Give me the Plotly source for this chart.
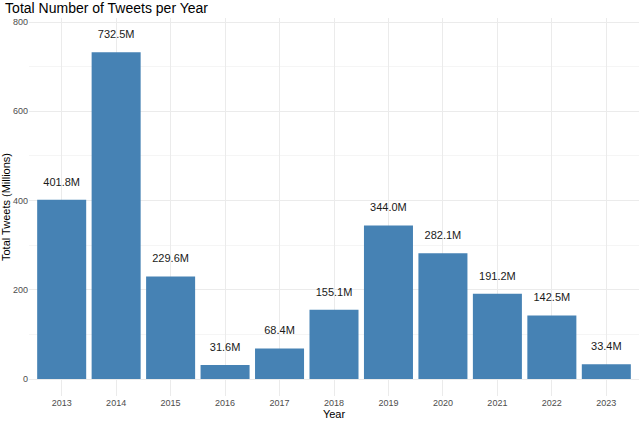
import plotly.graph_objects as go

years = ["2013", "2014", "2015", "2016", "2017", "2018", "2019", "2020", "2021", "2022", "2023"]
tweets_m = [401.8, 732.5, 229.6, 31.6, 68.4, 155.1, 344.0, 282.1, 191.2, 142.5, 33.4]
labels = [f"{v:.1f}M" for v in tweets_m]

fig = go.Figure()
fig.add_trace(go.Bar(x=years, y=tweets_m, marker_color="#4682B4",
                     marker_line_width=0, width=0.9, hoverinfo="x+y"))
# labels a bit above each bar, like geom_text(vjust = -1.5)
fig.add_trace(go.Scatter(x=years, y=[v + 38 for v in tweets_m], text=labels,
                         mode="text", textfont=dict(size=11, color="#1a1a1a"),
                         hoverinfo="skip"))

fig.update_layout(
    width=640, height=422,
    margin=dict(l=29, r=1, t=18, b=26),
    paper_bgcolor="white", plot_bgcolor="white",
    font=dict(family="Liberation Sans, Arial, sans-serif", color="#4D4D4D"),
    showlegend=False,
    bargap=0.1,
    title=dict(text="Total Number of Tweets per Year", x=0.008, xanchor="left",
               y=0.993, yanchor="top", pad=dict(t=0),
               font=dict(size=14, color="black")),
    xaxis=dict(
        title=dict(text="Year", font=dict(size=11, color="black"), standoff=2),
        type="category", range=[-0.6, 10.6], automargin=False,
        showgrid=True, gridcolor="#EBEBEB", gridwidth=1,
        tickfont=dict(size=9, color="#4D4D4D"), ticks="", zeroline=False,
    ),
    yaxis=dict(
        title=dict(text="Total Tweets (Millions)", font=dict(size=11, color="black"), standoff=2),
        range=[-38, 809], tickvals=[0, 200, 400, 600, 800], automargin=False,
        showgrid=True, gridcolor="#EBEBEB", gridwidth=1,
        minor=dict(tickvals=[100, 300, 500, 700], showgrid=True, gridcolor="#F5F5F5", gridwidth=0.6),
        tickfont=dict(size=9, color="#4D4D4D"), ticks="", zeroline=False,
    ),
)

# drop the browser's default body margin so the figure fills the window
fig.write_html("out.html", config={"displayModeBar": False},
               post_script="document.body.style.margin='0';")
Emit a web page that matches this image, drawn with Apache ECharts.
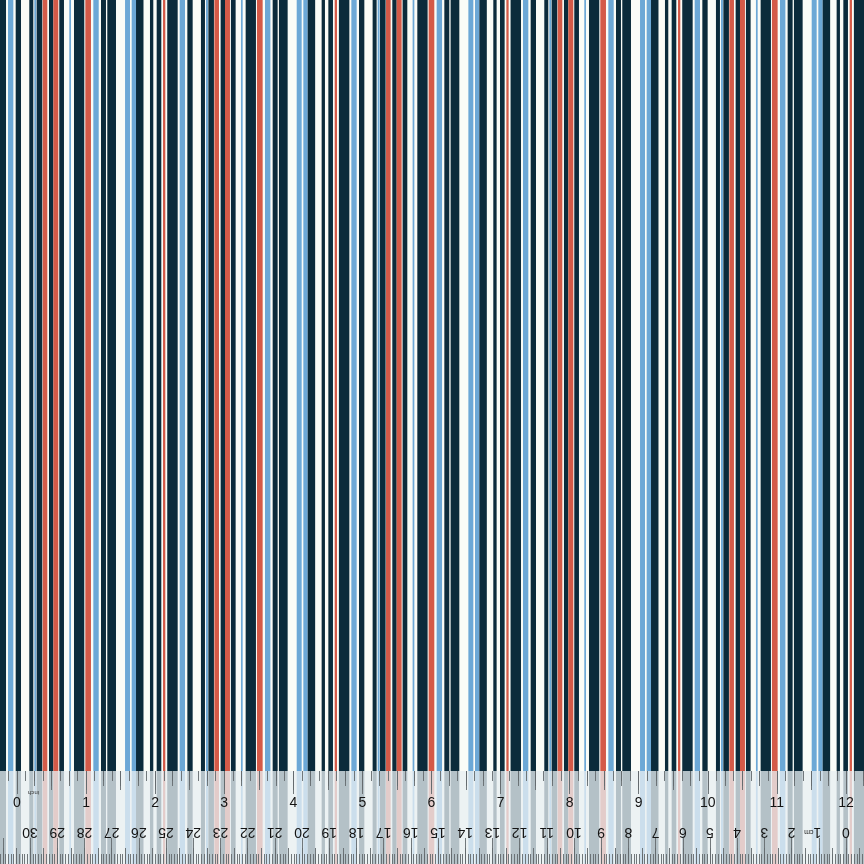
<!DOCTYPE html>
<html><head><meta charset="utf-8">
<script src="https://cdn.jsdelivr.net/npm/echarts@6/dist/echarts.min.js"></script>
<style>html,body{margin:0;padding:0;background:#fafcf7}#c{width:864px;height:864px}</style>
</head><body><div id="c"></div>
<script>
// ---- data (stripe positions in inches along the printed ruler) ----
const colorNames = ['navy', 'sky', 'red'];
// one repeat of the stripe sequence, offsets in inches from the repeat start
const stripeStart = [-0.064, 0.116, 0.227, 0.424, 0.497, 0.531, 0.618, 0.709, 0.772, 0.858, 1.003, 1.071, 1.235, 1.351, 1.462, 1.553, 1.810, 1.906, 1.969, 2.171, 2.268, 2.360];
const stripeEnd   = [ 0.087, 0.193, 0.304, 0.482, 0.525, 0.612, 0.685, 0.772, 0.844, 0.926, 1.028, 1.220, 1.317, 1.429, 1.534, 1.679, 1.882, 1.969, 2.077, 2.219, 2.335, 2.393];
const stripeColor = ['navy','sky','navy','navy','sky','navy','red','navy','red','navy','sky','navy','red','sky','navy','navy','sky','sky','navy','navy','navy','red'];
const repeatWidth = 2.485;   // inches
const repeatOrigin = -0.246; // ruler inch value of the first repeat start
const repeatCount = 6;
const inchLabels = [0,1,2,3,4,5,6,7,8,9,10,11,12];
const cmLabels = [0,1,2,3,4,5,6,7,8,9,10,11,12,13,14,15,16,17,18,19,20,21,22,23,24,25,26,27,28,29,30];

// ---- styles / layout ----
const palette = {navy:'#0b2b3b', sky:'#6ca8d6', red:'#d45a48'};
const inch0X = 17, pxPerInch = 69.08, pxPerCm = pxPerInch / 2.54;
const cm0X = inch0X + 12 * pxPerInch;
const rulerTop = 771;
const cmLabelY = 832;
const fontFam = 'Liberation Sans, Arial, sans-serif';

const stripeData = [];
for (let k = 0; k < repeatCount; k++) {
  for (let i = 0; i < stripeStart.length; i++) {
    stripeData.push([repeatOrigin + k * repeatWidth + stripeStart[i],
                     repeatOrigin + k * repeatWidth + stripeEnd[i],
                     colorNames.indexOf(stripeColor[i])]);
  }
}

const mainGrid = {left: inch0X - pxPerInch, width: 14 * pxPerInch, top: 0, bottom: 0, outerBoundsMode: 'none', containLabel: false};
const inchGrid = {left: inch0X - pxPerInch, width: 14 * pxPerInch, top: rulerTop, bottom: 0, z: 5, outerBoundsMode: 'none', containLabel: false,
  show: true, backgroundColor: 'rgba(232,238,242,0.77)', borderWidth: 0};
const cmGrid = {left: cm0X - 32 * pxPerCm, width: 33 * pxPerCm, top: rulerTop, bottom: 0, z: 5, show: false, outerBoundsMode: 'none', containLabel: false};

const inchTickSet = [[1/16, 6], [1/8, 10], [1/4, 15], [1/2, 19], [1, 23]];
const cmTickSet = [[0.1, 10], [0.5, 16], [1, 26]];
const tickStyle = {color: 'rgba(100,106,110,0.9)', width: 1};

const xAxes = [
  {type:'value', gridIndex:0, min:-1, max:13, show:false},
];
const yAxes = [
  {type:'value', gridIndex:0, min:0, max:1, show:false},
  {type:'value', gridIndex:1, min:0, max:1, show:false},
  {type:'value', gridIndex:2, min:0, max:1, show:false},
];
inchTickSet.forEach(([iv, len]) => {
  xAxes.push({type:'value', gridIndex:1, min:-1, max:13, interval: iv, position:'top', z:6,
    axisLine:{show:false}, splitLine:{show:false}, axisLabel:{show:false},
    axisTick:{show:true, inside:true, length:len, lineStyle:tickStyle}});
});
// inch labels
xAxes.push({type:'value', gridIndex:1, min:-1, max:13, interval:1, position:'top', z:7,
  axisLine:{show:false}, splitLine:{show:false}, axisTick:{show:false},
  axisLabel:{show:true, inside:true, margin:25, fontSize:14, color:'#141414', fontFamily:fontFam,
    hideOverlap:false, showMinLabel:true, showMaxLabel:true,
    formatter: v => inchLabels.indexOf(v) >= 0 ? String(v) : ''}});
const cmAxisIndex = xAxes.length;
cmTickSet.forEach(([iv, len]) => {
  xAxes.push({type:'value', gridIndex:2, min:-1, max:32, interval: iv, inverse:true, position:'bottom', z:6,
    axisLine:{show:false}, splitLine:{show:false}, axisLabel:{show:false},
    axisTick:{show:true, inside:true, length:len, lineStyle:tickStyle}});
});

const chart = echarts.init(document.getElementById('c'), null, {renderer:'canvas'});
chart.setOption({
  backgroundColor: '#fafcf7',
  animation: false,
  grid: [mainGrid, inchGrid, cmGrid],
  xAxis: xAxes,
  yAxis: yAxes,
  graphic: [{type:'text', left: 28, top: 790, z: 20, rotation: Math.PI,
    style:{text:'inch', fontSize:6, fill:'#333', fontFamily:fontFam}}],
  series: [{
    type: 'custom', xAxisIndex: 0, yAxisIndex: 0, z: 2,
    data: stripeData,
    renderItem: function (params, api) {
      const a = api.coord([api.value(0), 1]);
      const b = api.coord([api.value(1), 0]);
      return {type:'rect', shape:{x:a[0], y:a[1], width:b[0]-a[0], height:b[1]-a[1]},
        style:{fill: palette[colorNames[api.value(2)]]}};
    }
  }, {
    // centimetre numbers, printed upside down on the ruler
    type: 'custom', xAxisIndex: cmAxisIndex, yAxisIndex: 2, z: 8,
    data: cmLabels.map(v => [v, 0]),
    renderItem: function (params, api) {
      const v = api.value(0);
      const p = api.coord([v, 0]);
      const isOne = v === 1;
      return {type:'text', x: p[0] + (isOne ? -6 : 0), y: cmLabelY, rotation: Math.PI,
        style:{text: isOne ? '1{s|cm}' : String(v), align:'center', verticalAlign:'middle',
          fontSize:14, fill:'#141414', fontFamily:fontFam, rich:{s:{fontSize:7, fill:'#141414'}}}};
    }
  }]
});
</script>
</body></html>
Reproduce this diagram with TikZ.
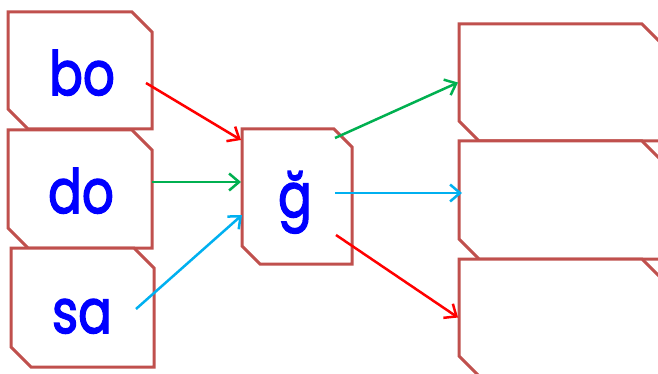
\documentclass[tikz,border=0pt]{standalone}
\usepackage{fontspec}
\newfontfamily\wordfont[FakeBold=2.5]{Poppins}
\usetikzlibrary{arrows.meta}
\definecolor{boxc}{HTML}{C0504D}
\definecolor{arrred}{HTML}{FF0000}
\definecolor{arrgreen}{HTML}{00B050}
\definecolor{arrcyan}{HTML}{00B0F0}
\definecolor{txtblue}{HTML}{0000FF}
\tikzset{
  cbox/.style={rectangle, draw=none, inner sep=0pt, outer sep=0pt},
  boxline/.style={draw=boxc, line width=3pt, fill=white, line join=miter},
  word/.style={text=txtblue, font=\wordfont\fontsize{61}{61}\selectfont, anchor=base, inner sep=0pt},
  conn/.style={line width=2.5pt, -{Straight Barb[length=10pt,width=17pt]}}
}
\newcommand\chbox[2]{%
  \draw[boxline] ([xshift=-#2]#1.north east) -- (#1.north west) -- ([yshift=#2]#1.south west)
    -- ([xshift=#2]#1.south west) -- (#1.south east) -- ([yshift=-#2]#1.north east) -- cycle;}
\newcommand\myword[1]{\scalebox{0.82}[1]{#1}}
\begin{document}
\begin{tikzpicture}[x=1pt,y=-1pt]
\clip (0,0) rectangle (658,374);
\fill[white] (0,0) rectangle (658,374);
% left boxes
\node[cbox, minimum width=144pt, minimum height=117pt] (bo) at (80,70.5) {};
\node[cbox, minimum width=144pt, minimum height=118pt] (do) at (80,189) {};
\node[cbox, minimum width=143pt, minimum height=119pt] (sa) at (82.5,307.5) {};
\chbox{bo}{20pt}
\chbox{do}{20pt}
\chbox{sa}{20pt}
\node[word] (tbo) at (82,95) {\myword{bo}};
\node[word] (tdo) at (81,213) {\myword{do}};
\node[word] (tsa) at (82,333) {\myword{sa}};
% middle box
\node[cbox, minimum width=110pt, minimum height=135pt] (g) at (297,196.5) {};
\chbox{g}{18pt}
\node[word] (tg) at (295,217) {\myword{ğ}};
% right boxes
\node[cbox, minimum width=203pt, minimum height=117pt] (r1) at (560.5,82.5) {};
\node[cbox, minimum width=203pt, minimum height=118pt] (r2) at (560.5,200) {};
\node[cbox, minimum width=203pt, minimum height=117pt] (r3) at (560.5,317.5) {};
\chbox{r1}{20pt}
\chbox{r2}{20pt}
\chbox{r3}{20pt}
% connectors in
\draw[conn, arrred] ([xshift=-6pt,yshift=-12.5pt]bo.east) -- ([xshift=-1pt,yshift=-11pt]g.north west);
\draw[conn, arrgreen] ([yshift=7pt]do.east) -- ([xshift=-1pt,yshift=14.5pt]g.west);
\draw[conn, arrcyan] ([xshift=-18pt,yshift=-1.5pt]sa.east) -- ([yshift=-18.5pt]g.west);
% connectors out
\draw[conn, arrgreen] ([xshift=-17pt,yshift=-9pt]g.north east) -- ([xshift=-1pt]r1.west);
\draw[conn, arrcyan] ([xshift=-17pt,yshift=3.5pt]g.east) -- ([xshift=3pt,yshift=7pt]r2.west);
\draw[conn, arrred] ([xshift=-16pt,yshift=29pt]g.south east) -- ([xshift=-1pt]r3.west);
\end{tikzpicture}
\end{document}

________________

Check each line of the entries above for the word "this". List the ones that have it.

Give me the Plotly source for this chart.
Emit a web page that matches this image, drawn with Apache ECharts.
Reproduce this diagram with TikZ.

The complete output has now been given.